The inquisitors appear to have sincerely believed that, torture was a favor to a defendant already accounted guilty, since it might earn him, by confession, a slights penalty than otherwise; even if he should, after confession, be condemned to death, he could enjoy priestly absolution to save him from hell.25

Another author, Gerard Dufour, quotes a 1552 book by Simancas stating that "the inquisitors should be more inclined to the use of torture than regular judges because the crime of heresy is concealed and very difficult to prove." The openly stated purpose of torture was "to cause the most intense pain to the prisoner. And for that the inquisitors exchanged recipes [techniques]." Other authorities of that time are quoted to the effect that torture was not expected to rescue the accused from his heresy, but its main purpose was to terrorize the masses,26 which in fact it did.

Catholic apologists are quick to say that Pope Sixtus IV attempted to stop the Inquisition. That is not true.
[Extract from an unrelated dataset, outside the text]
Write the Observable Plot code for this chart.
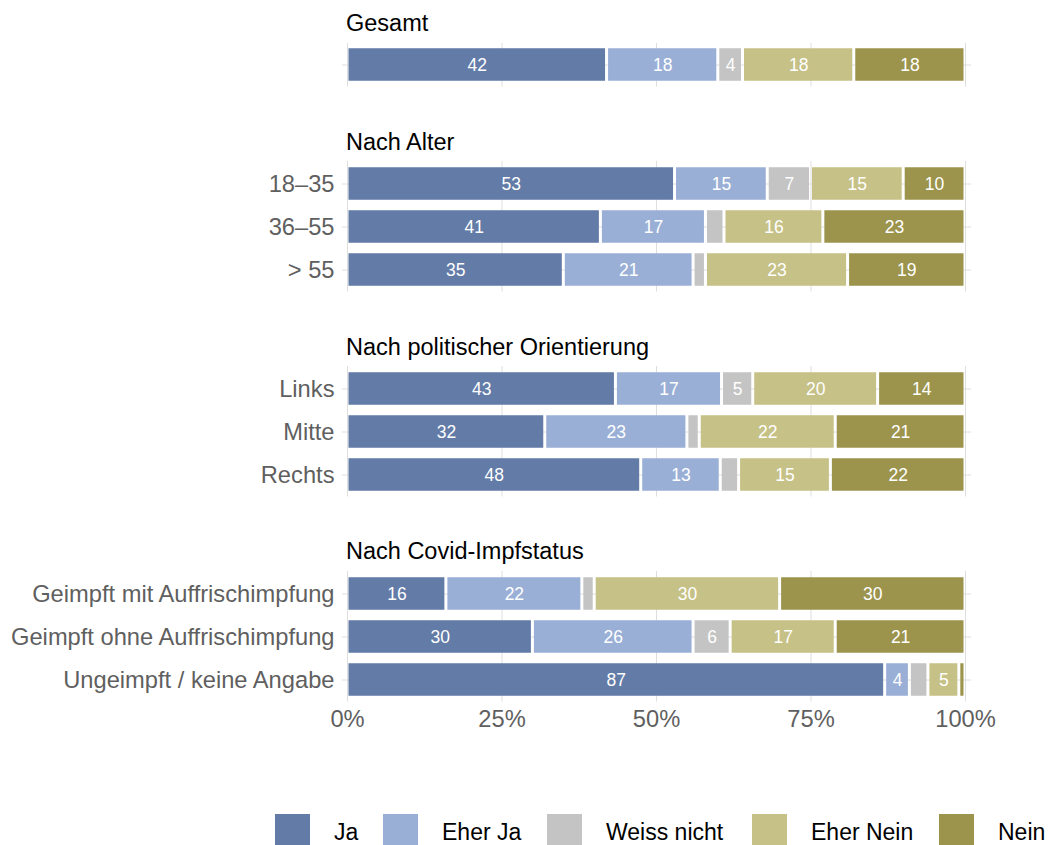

He issued a bull in 1482 declaring that the inquisitors in Aragon, Spain, seemed more interested in getting wealthy than defending the faith and accusing them of imprisoning, torturing, and burning faithful Catholics on the basis of false accusations from their enemies or slaves. He decreed that a representative of the local bishop must always be present, that the accused must know-the names of the accusers, and that appeals to the Holy See ought to be allowed.

This bull, however, was only for Aragon, and when King Ferdinand defied it Sixtus backed off and five months later suspended it. In the meantime he was taking money for granting dispensations and absolutions (which the inquisitors never honored) from the sentences of the Inquisition in Aragon. Nor did he give any refunds. If the pope had been seriously concerned for justice rather than money, he would have forced the king to comply and have made the bull effective everywhere instead of only in Aragon.27

The Modus Operandi

When the inquisitors swept into a town an "Edict of Faith" was issued requiring everyone to reveal any heresy of which they had knowledge. Those who concealed a heretic came under the curse of the Church and the inquisitors' wrath. Informants would approach the inquisitors' lodgings under cover of night and were rewarded for information. No one arrested was ever acquitted.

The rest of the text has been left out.